See anything wrong with this photograph? If your answer is no, you should keep reading to learn proper food storage tips. Photo Credit: ISTOCK
The upper shelves of the fridge have the most consistent temperatures and the lower shelves are the coldest.
Dairy eggs, milk, butter, yogurt, cheese, sour cream all go on the lower shelves NOT the fridge door.
Tip: If you insist on having room temperature butter in your home, slice a portion off and store in a butter dish or butter crock in the cupboard least susceptible to heat and fill up as needed.
Mayo, ketchup, mustard, relish, mayo, bottled water, soda, juice all do best in the fridge doors.
You’ve been storing your flour in your cupboards all along, but it keeps best in the fridge.
Why? Flour can be stored in an airtight container in your fridge (top shelves are best but lower are fine if size counts) or in your freezer. The wheat germ in whole-wheat flour can go rancid pretty quickly. Once opened, store your whole wheat flour in the refrigerator or freezer for long-term use.
Tip: whole wheat flour has the tendency to pick up unwelcome flavors, so store it in a plastic bag or air-tight container and avoid storing it next to anything with a strong odour.
Fun Fact: Apparently using frozen ingredients for baking makes for a flakier pastry crust!
Tomatoes should not be stored in the fridge!
Why? The flavor of a tomato is a result of an interaction between sugars, acids, and multiple volatile compounds. Volatiles are responsible for making a tomato taste like a tomato, and while there are several hundred of them in this fruit, only 15-20 actually impact our perception of its flavor.
If you've ever stored your tomatoes in the fridge, you may have noticed a change in both their taste and texture. This isn't a coincidence but rather is a direct result of the cold temperatures on the tomato's volatiles (and texture). Researchers in France have revealed that storing a tomato at room temperature (68 degrees F) allows it to not only maintain its existing volatiles but also to produces more of them.
Separate bananas and store them individually scattered on a fridge shelf.
Why? When bananas stay in a bunch the ethylene gas produced falls onto the group. If you separate them there will be less gas produced and your bananas will ripen slower.
Most other vegetables can go in crisper drawers.
Tip: Do not wash fruit before storing because it will spoil faster
Store nuts in the fridge OR freezer (not in the cupboard!)
Why? Nuts are a great healthy snack option. Buy them in bulk and store them in your fridge (or freezer, if you want them to last even longer). The oils in nuts go rancid when exposed to heat, so unless you'll be eating them up within a month or so, they'll need to stay cool. The freezer is a great option: since nuts have very little water content, they never freeze rock solid and will last indefinitely stored there.
Store bread in the freezer for up to 3 months. Never store in the fridge as it dries out.
Leftovers should be stored on upper shelves and most last up to four days. Store in clear, labeled containers.
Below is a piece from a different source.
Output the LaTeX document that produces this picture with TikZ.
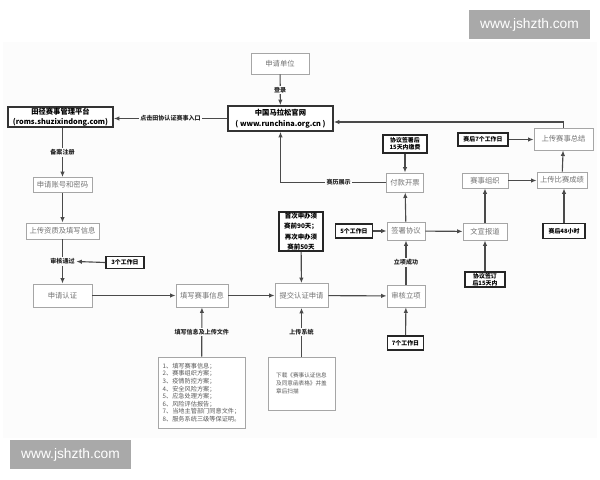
\documentclass[tikz,border=0pt]{standalone}
\usepackage{fontspec}
\setmainfont{Noto Sans CJK SC}
\newfontfamily\wmfont{Liberation Sans}
\usetikzlibrary{arrows.meta}
\definecolor{ln}{HTML}{4A4A4A}
\definecolor{bg}{HTML}{FCFCFC}
\definecolor{wm}{HTML}{A9A9A9}
\tikzset{
  wh/.style 2 args={minimum width=#1*0.025cm, minimum height=#2*0.025cm},
  pbox/.style={draw=gray!70, line width=0.5pt, fill=white, text=black!55,
    font=\fontsize{5.2}{6}\selectfont, inner sep=0pt, align=center},
  note/.style={draw=black!85, line width=1.1pt, fill=white, text=black,
    font=\bfseries\fontsize{4.2}{5.3}\selectfont, inner sep=0pt, align=center},
  site/.style={draw=black!80, line width=1.1pt, fill=white, text=black,
    font=\bfseries\fontsize{5.2}{7.5}\selectfont, inner sep=0pt, align=center},
  lab/.style={fill=bg, text=black!85, font=\bfseries\fontsize{4.3}{5}\selectfont, inner sep=0.8pt},
  arr/.style={draw=ln, line width=0.8pt, -{Latex[length=4pt,width=3.2pt]}},
  wmark/.style={fill=wm, text=white, font=\wmfont\fontsize{9.8}{11}\selectfont, inner sep=0pt}
}
\begin{document}
\begin{tikzpicture}[x=0.025cm, y=-0.025cm]
\path[use as bounding box, fill=white] (0,0) rectangle (600,480);
\fill[bg] (3,42) rectangle (597,438);
% watermarks
\node[wmark, wh={121}{29}] (wm1) at (529.5,24.5) {www.jshzth.com};
\node[wmark, wh={121}{29}] (wm2) at (70.5,454.5) {www.jshzth.com};

% nodes
\node[pbox, wh={58}{21}] (unit) at (280,63.5) {申请单位};
\node[site, wh={105}{25}] (site) at (280.5,118.5) {中国马拉松官网\\( www.runchina.org.cn )};
\node[site, wh={105}{20}] (roms) at (60.5,117) {田径赛事管理平台\\(roms.shuzixindong.com)};
\node[pbox, wh={59}{15}] (acct) at (62.5,185) {申请账号和密码};
\node[pbox, wh={73}{16}] (upq) at (62.5,231) {上传资质及填写信息};
\node[pbox, wh={59}{23}] (apply) at (62.5,295.5) {申请认证};
\node[pbox, wh={52}{23}] (fill) at (202,295.5) {填写赛事信息};
\node[pbox, wh={53}{24}] (submit) at (301.5,295.5) {提交认证申请};
\node[pbox, wh={38}{22}] (review) at (406,296) {审核立项};
\node[pbox, wh={38}{18}] (sign) at (406,231) {签署协议};
\node[pbox, wh={37}{19}] (pay) at (405,182.5) {付款开票};
\node[pbox, wh={44}{17}] (wenx) at (485,231.5) {文宣报道};
\node[pbox, wh={46}{15}] (org) at (485,180.5) {赛事组织};
\node[pbox, wh={50}{16}] (score) at (562,180) {上传比赛成绩};
\node[pbox, wh={59}{22}] (summ) at (563.5,139) {上传赛事总结};

\node[note, wh={38}{12}] (d3) at (125,262.5) {3个工作日};
\node[note, wh={44}{39}, font=\bfseries\fontsize{4.6}{7.5}\selectfont] (first) at (301,231.5) {首次申办须\\赛前90天；\\再次申办须\\赛前50天};
\node[note, wh={36}{14}] (d7) at (405.5,343) {7个工作日};
\node[note, wh={37}{14}] (d5) at (354,231) {5个工作日};
\node[note, wh={44}{18}] (d15a) at (405,144) {协议签署后\\15天内缴费};
\node[note, wh={40}{15}] (d15b) at (485,279.5) {协议签订\\后15天内};
\node[note, wh={42}{15}] (d48) at (564,231) {赛后48小时};
\node[note, wh={50}{13}] (d7b) at (483,139.5) {赛后7个工作日};

\node[pbox, wh={87}{71}, text=black!65, align=left, font=\fontsize{4.4}{5.4}\selectfont] (list) at (201.5,392.5)
  {1、填写赛事信息；\\2、赛事组织方案；\\3、疫情防控方案；\\4、安全风险方案；\\5、应急处理方案；\\6、风险评估报告；\\7、当地主管部门同意文件；\\8、服务系统三级等保证明。};
\node[pbox, wh={67}{53}, text=black!65, align=left, font=\fontsize{4}{5.6}\selectfont] (down) at (301.5,383.5)
  {下载《赛事认证信息\\及同意函表格》并盖\\章后扫描};

\coordinate (se) at ([yshift=-3.5*0.025cm]site.east);

% connectors
\draw[arr] (unit) -- node[lab] (l1) {登录} (site);
\draw[arr] (site.west) -- node[lab] (l2) {点击田协认证赛事入口} (site.west -| roms.east);
\draw[arr] (roms.south -| acct.north) -- node[lab] (l3) {备案注册} (acct.north);
\draw[arr] (acct) -- (upq);
\draw[arr] (upq) -- node[lab] (l4) {审核通过} (apply);
\draw[arr] (d3.west) -- (l4.east);
\draw[arr] (apply) -- (fill);
\draw[arr] (fill) -- (submit);
\draw[arr] (list) -- node[lab] (l5) {填写信息及上传文件} (fill);
\draw[arr] (down) -- node[lab] (l6) {上传系统} (submit);
\draw[arr] (first) -- (submit);
\draw[arr] (submit) -- (review);
\draw[arr] (d7) -- (review);
\draw[arr] (review) -- node[lab] (l7) {立项成功} (sign);
\draw[arr] (d5) -- (sign);
\draw[arr] (sign) -- (pay);
\draw[arr] (d15a) -- (pay);
\draw[arr] (pay.west) -- node[lab, pos=0.45] (l8) {赛历展示} (pay.west -| site.south) -- (site.south);
\draw[arr] (sign) -- (wenx);
\draw[arr] (d15b) -- (wenx);
\draw[arr] (wenx.north -| org.south) -- (org.south);
\draw[arr] (org) -- (org.east -| score.west);
\draw[arr] (d48) -- (score.south -| d48.north);
\draw[arr] (score) -- (summ);
\draw[arr] (d7b.east) -- (d7b.east -| summ.west);
\draw[arr] (summ.north) |- (se);
\end{tikzpicture}
\end{document}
As a rule of thumb your fridge should maintain a temperature of 40 degrees and your freezer should best at zero.
A lot of people over-crowd their refrigerator. Cold air needs to be able to flow through the shelves and drawers, otherwise you will get pockets of heat and warmth in places which cause the food to spoil.
The freezer is a different story. Every time you open your freezer, cold air escapes and warm air flows in. The majority of the energy our freezer uses goes towards cooling down the air that comes in when you open the freezer door. When your freezer is full, there is less room for warmer air to take up, and the items that are in there help to cool down any air that does sneak in. So keeping it full means less energy used.